> Do this:
Write out the entries below exactly, starting at the first line and stopping after the line that contains "strip_top = 12"; skip all pictures.

Entries with chart source code:

* START *

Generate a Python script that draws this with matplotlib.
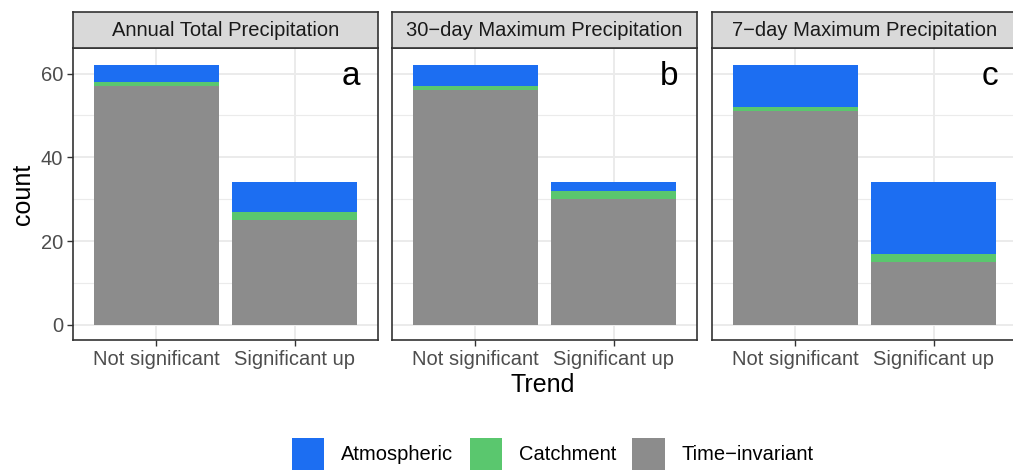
import matplotlib
matplotlib.use("Agg")
import matplotlib.pyplot as plt
from matplotlib.patches import Patch
from matplotlib.ticker import MultipleLocator

plt.rcParams['font.family'] = ['Liberation Sans', 'DejaVu Sans']

panels = ['Annual Total Precipitation', '30\u2212day Maximum Precipitation', '7\u2212day Maximum Precipitation']
letters = ['a', 'b', 'c']
trends = ['Not significant', 'Significant up']

# counts per panel: [Not significant, Significant up]
time_invariant = [[57, 25], [56, 30], [51, 15]]
catchment = [[1, 2], [1, 2], [1, 2]]
atmospheric = [[4, 7], [5, 2], [10, 17]]

colors = {'Atmospheric': '#1c6ef2', 'Catchment': '#5ac76e', 'Time\u2212invariant': '#8c8c8c'}

W, H = 1013, 470
fig = plt.figure(figsize=(W / 100, H / 100), dpi=100)

lefts = [73, 392, 712]
pw = 305
top, bottom = 48, 340
strip_top = 12

for i, left in enumerate(lefts):
    ax = fig.add_axes([left / W, 1 - bottom / H, pw / W, (bottom - top) / H])
    x = range(len(trends))
    g = time_invariant[i]
    c = catchment[i]
    a = atmospheric[i]
    gc = [gi + ci for gi, ci in zip(g, c)]
    ax.bar(x, g, width=0.9, color=colors['Time\u2212invariant'], zorder=2)
    ax.bar(x, c, bottom=g, width=0.9, color=colors['Catchment'], zorder=2)
    ax.bar(x, a, bottom=gc, width=0.9, color=colors['Atmospheric'], zorder=2)
    ax.set_xlim(-0.6, 1.6)
    ax.set_ylim(-3.6, 66.1)
    ax.set_xticks(list(x))
    ax.set_xticklabels(trends, fontsize=14.5, color='#4d4d4d')
    ax.yaxis.set_major_locator(MultipleLocator(20))
    ax.yaxis.set_minor_locator(MultipleLocator(10))
    ax.grid(True, which='major', color='#ebebeb', linewidth=1.4, zorder=0)
    ax.grid(True, which='minor', axis='y', color='#ebebeb', linewidth=0.8, zorder=0)
    ax.set_axisbelow(True)
    ax.tick_params(axis='both', which='major', length=4, color='#333333', width=1, pad=3)
    ax.tick_params(axis='y', which='minor', length=0)
    for s in ax.spines.values():
        s.set_color('#333333')
        s.set_linewidth(1.2)
    if i == 0:
        ax.set_yticklabels([str(int(t)) for t in ax.get_yticks()], fontsize=14.5, color='#4d4d4d')
        ax.set_ylabel('count', fontsize=18, labelpad=4)
    else:
        ax.tick_params(axis='y', labelleft=False, length=0)
    ax.text(0.94, 0.955, letters[i], transform=ax.transAxes, fontsize=24,
            ha='right', va='top')

    sax = fig.add_axes([left / W, 1 - top / H, pw / W, (top - strip_top) / H])
    sax.set_facecolor('#d9d9d9')
    sax.set_xticks([])
    sax.set_yticks([])
    for s in sax.spines.values():
        s.set_color('#333333')
        s.set_linewidth(1.2)
    sax.text(0.5, 0.5, panels[i], transform=sax.transAxes, fontsize=14.5,
             ha='center', va='center', color='#1a1a1a')

fig.text((73 + 1013) / 2 / W, 1 - 385 / H, 'Trend', fontsize=18, ha='center', va='center')

handles = [Patch(facecolor=v, edgecolor='none', label=k) for k, v in colors.items()]
fig.legend(handles=handles, loc='center', bbox_to_anchor=(553 / W, 1 - 454 / H), ncol=3,
           frameon=False, fontsize=14.5, handlelength=1.6, handleheight=2.0,
           handletextpad=0.85, columnspacing=0.8)

fig.savefig('out.png', dpi=100)
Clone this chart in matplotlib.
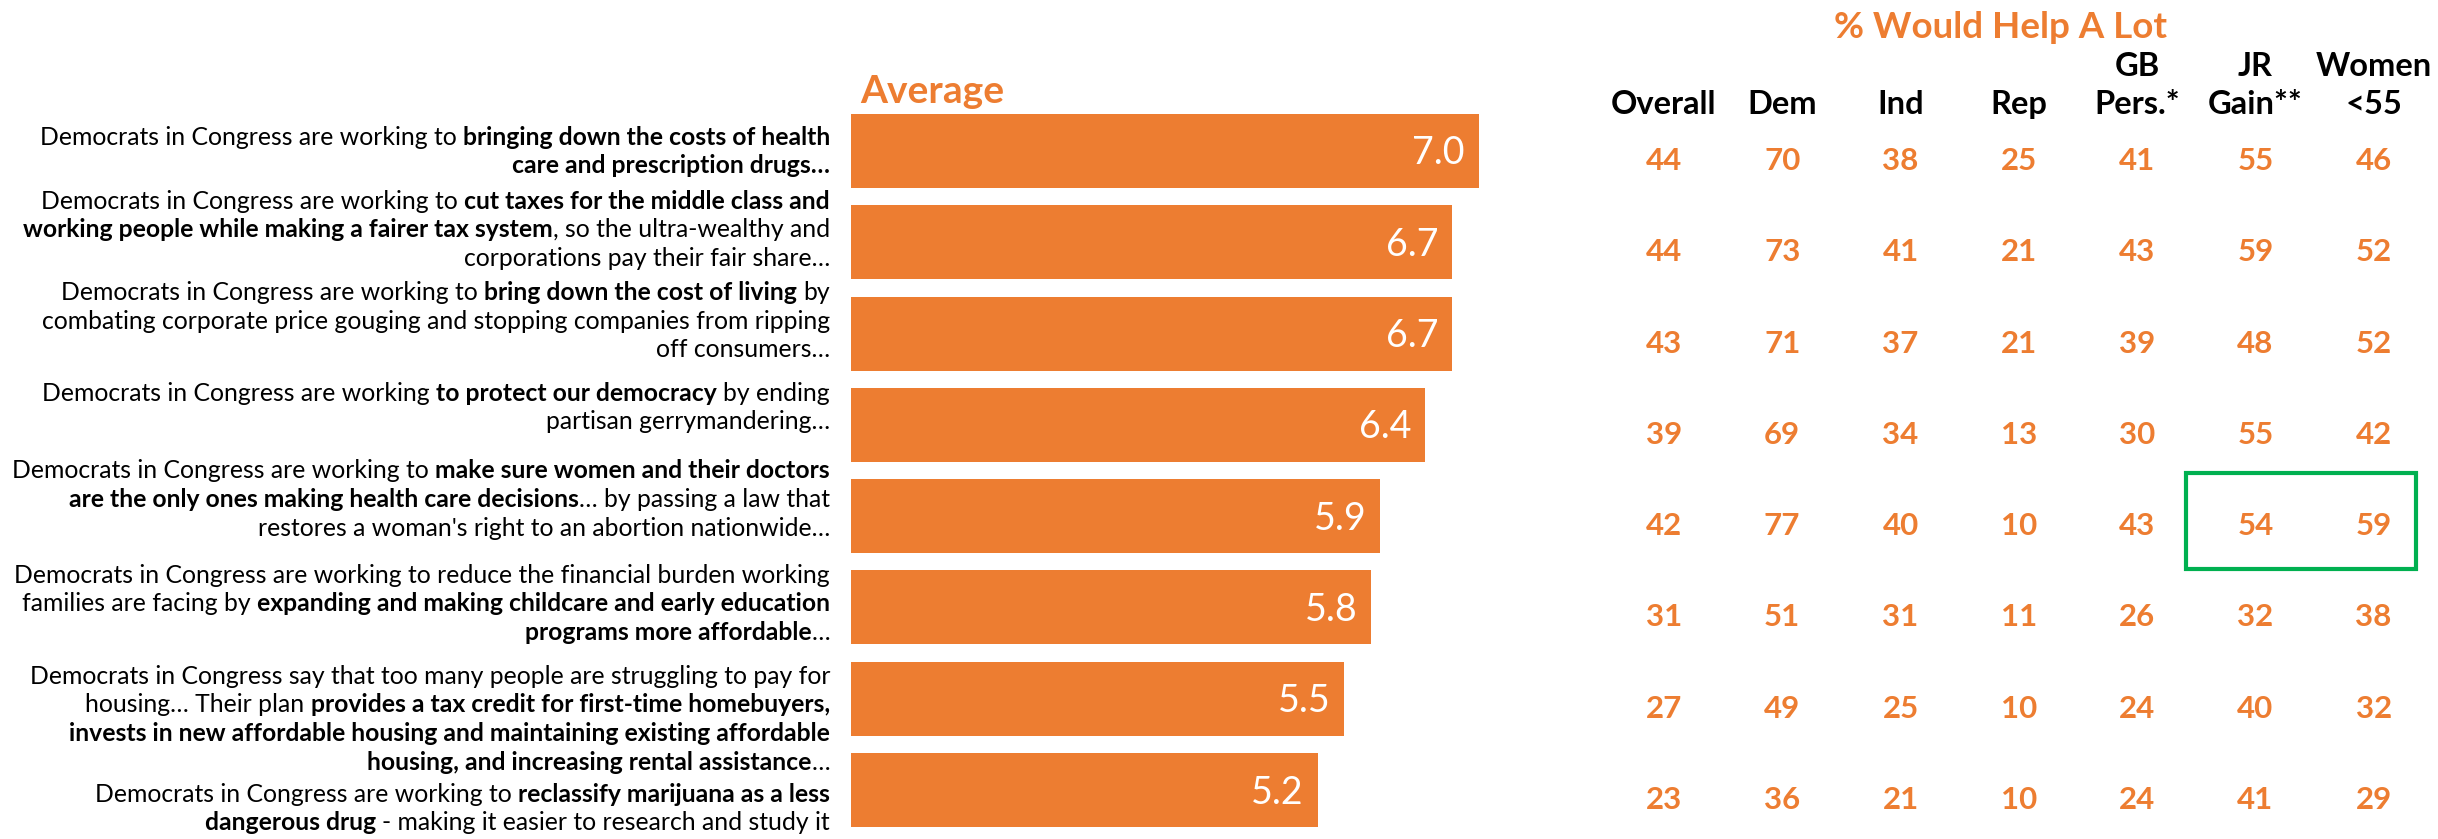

* END *

> Exercise result:
Generate a Python script that draws this with matplotlib.
import matplotlib
matplotlib.use("Agg")
import matplotlib.pyplot as plt
from matplotlib.patches import Patch
from matplotlib.ticker import MultipleLocator

plt.rcParams['font.family'] = ['Liberation Sans', 'DejaVu Sans']

panels = ['Annual Total Precipitation', '30\u2212day Maximum Precipitation', '7\u2212day Maximum Precipitation']
letters = ['a', 'b', 'c']
trends = ['Not significant', 'Significant up']

# counts per panel: [Not significant, Significant up]
time_invariant = [[57, 25], [56, 30], [51, 15]]
catchment = [[1, 2], [1, 2], [1, 2]]
atmospheric = [[4, 7], [5, 2], [10, 17]]

colors = {'Atmospheric': '#1c6ef2', 'Catchment': '#5ac76e', 'Time\u2212invariant': '#8c8c8c'}

W, H = 1013, 470
fig = plt.figure(figsize=(W / 100, H / 100), dpi=100)

lefts = [73, 392, 712]
pw = 305
top, bottom = 48, 340
strip_top = 12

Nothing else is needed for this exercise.